The immediate issue surrounds a standoff between the influential Korea Institute for International Economic Policy and the U.S. Korea Institute, affiliated with the School of Advanced International Studies at Johns Hopkins University.

Robert Gallucci, chairman of USKI, rejected outright a demand by KIEP to dismiss the institute director, Jae H. Ku, and the assistant director, Jenny Town. KIEP, which has been providing nearly $2 million a year to the institute, is stopping all funding next month.

Gallucci, a former senior diplomat who negotiated the 1994 Geneva framework agreement under which North Korea shut down its nuclear reactor for eight years, blasted KIEP for “meddling” in the affairs of USKI.

The controversy raised questions about the future of 38 North, an adjunct of USKI. 38 North founder Joel Wit, former U.S. diplomat with broad experience on North Korean issues, including visits to the site of the North’s reactor, said 38 North would keep going with funding from elsewhere, but he’s sure to have difficulty supporting highly publicized analyses of North Korea’s nuclear program, often accompanied by revealing satellite photographs, by experts such as Joseph Bermudez Jr., described by 38 North as “an internationally recognized analyst, author and lecturer” on North Korean defense and intelligence issues and third-world ballistic missile development.”

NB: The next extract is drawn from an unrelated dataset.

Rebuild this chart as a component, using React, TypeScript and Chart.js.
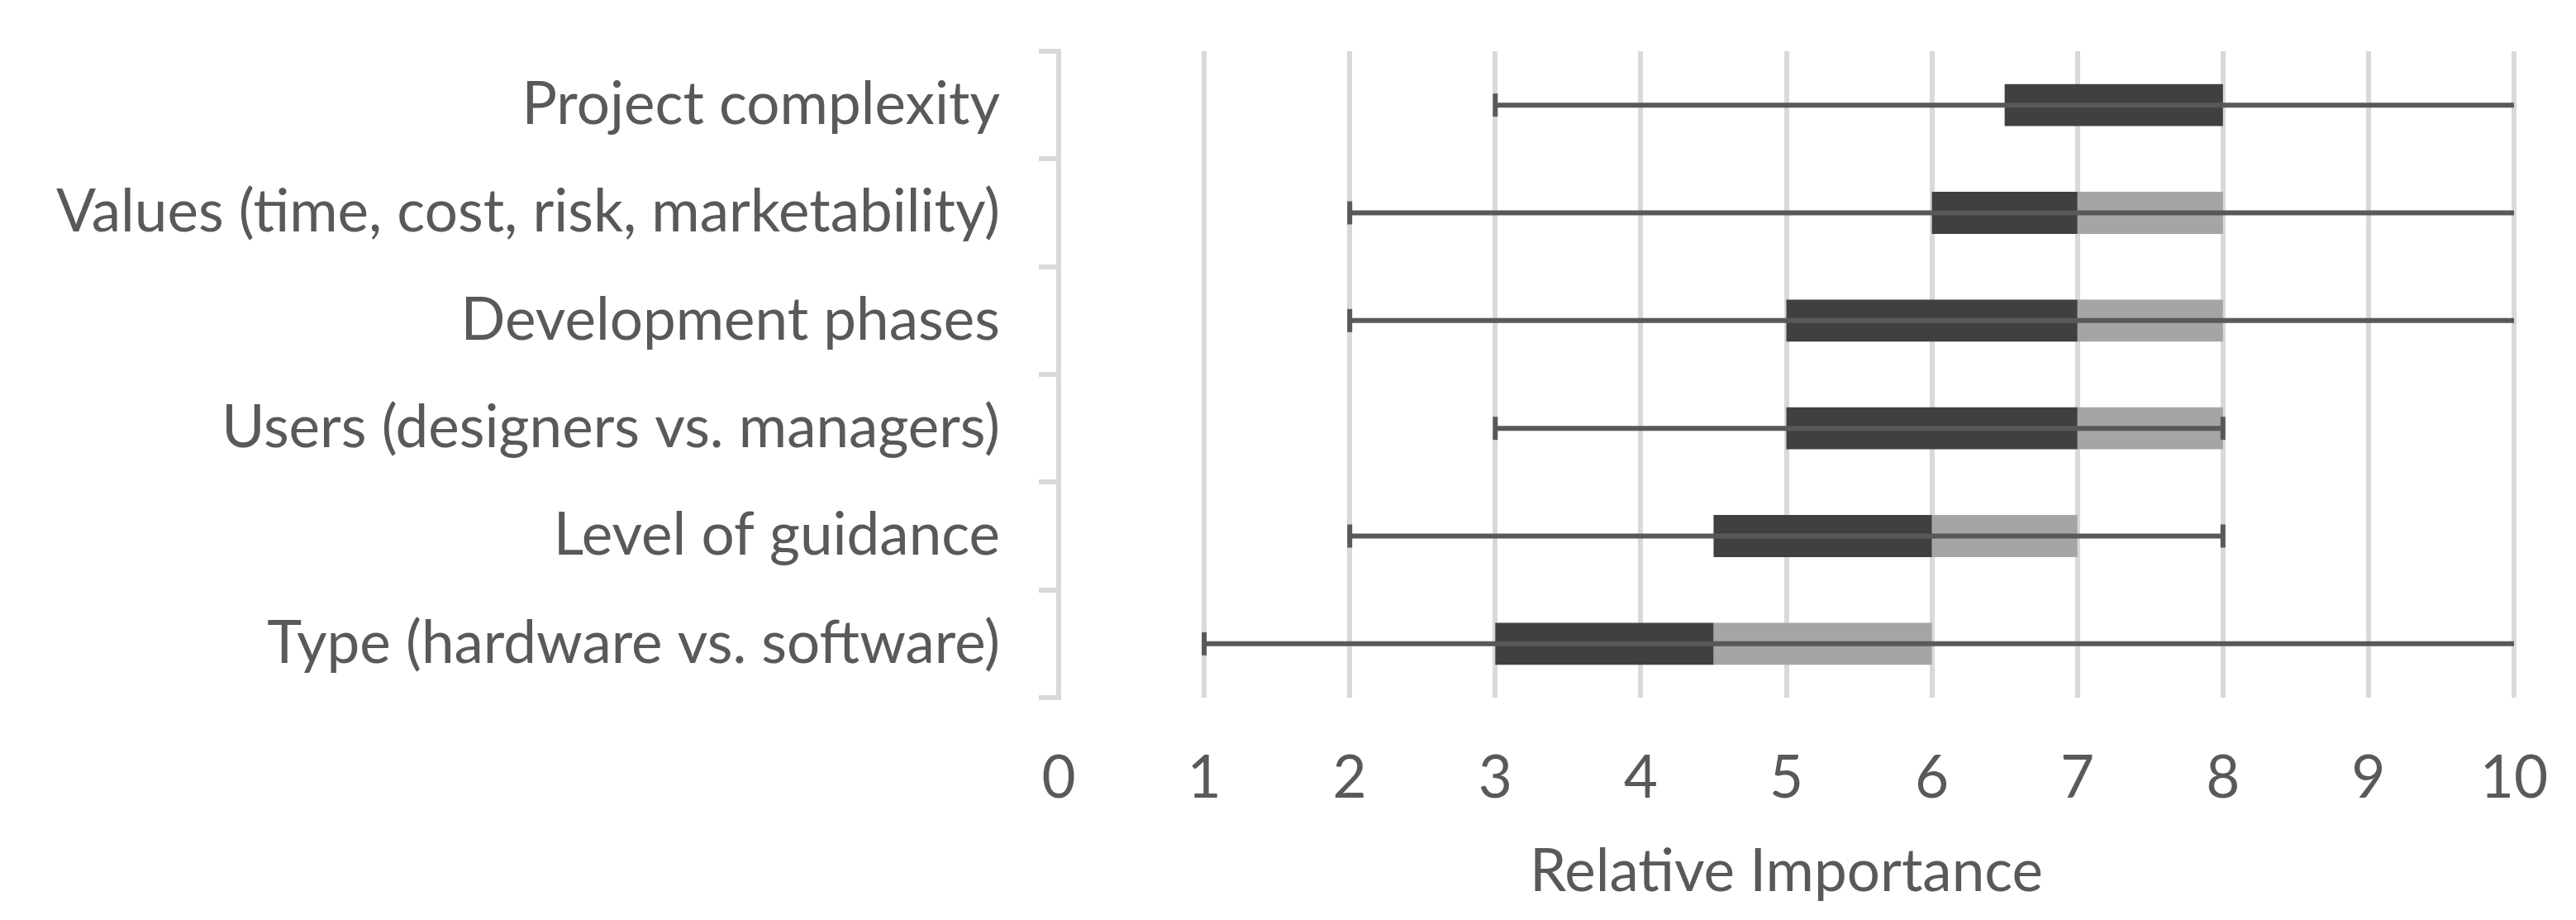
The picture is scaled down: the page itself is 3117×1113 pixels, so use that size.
import { useEffect, useRef } from "react";
import { Chart, registerables } from "chart.js";

Chart.register(...registerables);

const categories = [
  "Project complexity",
  "Values (time, cost, risk, marketability)",
  "Development phases",
  "Users (designers vs. managers)",
  "Level of guidance",
  "Type (hardware vs. software)",
];
const whiskerMin = [3, 2, 2, 3, 2, 1];
const whiskerMax = [10, 10, 10, 8, 8, 10];
const q1 = [6.5, 6, 5, 5, 4.5, 3];
const median = [8, 7, 7, 7, 6, 4.5];
const q3 = [8, 8, 8, 8, 7, 6];
const xTicks = [0, 1, 2, 3, 4, 5, 6, 7, 8, 9, 10];
const xTitle = "Relative Importance";

const DARK = "#404040";
const LIGHT = "#a5a5a5";
const WHISKER = "#595959";
const GRID = "#d9d9d9";
const TEXT = "#595959";
const FONT = { family: "Lato, 'Noto Sans', sans-serif", size: 71 };

const whiskerPlugin = {
  id: "whiskers",
  afterDatasetsDraw(chart: any) {
    const { ctx } = chart;
    const x = chart.scales.x;
    const y = chart.scales.y;
    ctx.save();
    ctx.strokeStyle = WHISKER;
    ctx.lineWidth = 6;
    categories.forEach((_, i) => {
      const cy = y.getPixelForValue(i);
      const x1 = x.getPixelForValue(whiskerMin[i]);
      const x2 = x.getPixelForValue(whiskerMax[i]);
      ctx.beginPath();
      ctx.moveTo(x1, cy);
      ctx.lineTo(x2, cy);
      ctx.stroke();
      [whiskerMin[i], whiskerMax[i]].forEach((v) => {
        if (v < x.max) {
          const px = x.getPixelForValue(v);
          ctx.beginPath();
          ctx.moveTo(px, cy - 14);
          ctx.lineTo(px, cy + 14);
          ctx.stroke();
        }
      });
    });
    ctx.restore();
  },
};

export default function App() {
  const ref = useRef<HTMLCanvasElement | null>(null);
  useEffect(() => {
    if (!ref.current) return;
    const chart = new Chart(ref.current, {
      type: "bar",
      data: {
        labels: categories,
        datasets: [
          {
            label: "Q1 - Median",
            data: categories.map((_, i) => [q1[i], median[i]]) as any,
            backgroundColor: DARK,
            grouped: false,
            categoryPercentage: 1,
            barPercentage: 0.39,
          },
          {
            label: "Median - Q3",
            data: categories.map((_, i) => [median[i], q3[i]]) as any,
            backgroundColor: LIGHT,
            grouped: false,
            categoryPercentage: 1,
            barPercentage: 0.39,
          },
        ],
      },
      options: {
        indexAxis: "y",
        animation: false,
        responsive: false,
        devicePixelRatio: 1,
        layout: { autoPadding: false, padding: { top: 62, right: 75, left: 0, bottom: 0 } },
        plugins: { legend: { display: false }, tooltip: { enabled: false } },
        scales: {
          x: {
            type: "linear",
            min: 0,
            max: 10,
            afterBuildTicks: (scale: any) => {
              scale.ticks = xTicks.map((v) => ({ value: v }));
            },
            grid: { color: GRID, lineWidth: 6, drawTicks: false },
            border: { display: false },
            ticks: { color: TEXT, font: FONT, padding: 56 },
            title: {
              display: true,
              text: xTitle,
              color: TEXT,
              font: FONT,
              padding: { top: 37, bottom: 15 },
            },
            afterFit: (scale: any) => {
              scale.height = 269;
              scale.paddingLeft = 0;
              scale.paddingRight = 0;
            },
          },
          y: {
            type: "category",
            offset: true,
            grid: {
              offset: true,
              drawOnChartArea: false,
              drawTicks: true,
              tickLength: 24,
              color: GRID,
              lineWidth: 6,
            },
            border: { display: true, color: GRID, width: 6 },
            ticks: { color: TEXT, font: FONT, padding: 47 },
            afterFit: (scale: any) => {
              scale.width = 1281;
              scale.paddingTop = 0;
              scale.paddingBottom = 0;
            },
          },
        },
      } as any,
      plugins: [whiskerPlugin],
    });
    return () => chart.destroy();
  }, []);
  return (
    <div style={{ position: "fixed", left: 0, top: 0, width: 3117, height: 1113, background: "#fff" }}>
      <canvas ref={ref} width={3117} height={1113} />
    </div>
  );
}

KIEP responded that USKI had not provided proper accounting or transparency on what it was doing with its donations. The argument centered on whether the KIEP funding was a subsidy or an unrestricted gift that USKI could use as it wished.

Gallucci maintained, however, that KIEP simply did not like the conservative outlook of the institute director, Jae H. Ku, who had a distinguished record as a scholar but was often critical of Korea’s evolution as a democracy. Ku, a Harvard graduate, was sharply critical of North Korea while serving as director of the Human Rights in North Korea project at Freedom House in New York before his appointment 11 years ago as director of USKI at Johns Hopkins, from which he received his doctorate.

Just what KIEP had against Jenny Town is a bit of a mystery. Like Gallucci and Joel Wit, Town is seen as dovish, an advocate of reconciliation and dialogue with North Korea. She’s also a frequent visitor to South Korea, where she has a broad network of friends and contacts.

The controversy raises two issues that many academicians in the U.S. find troubling. Overall, the concern is that foreign governments often use donations to universities in a campaign to gain leverage and influence over the faculty, the curriculum and areas of research.

China in particular has been accused of a concerted effort to subvert and undermine American institutions by supporting programs in Chinese studies, including language training. China has been spreading its culture, and politics, via Confucius Institutes that have invaded hundreds of American campuses, approved by administrators who love to receive the funding from Chinese coffers rather than their own endowment funds.

The University of Chicago dropped its Confucius Institute after professors complained the university was “outsourcing” Chinese studies to Chinese propagandists. A number of institutions have rejected Chinese funding though many gladly take whatever they can get.

The Korean case is a little different. The question of funding for the USKI arose in debates in the National Assembly in Seoul where assembly members asked for clear accounting. They were not pleased by brief statements from USKI – and were not impressed by the many reports put out by 38 North and others at USKI as adequate responses to their questions.

U.S. scholars, however, asked whether the bureaucrats in Seoul understood the meaning of “academic freedom.” They rejected comparisons between funding for USKI and the Korea Economic Institute, also in Washington. The difference, say the Americans, is that KEI is a Korean government organization. As such KEI would automatically be responsive to requests for detailed accounting whereas USKI is an academic affiliate of an independent university.

Gallucci called the KIEP demands for the resignations of Ku and Town an “intervention on academic freedom” while Ku said he believed that the Korean government objected to a former associate of Lee Myung-bak, a former Korean president now in jail facing corruption charges.

Korean government officials denied anything to do with KIEP’s decision to cut funding for USKI. KIEP cited “lack of transparency in selecting visiting scholars and interns” as well as “lax reporting on accounts.”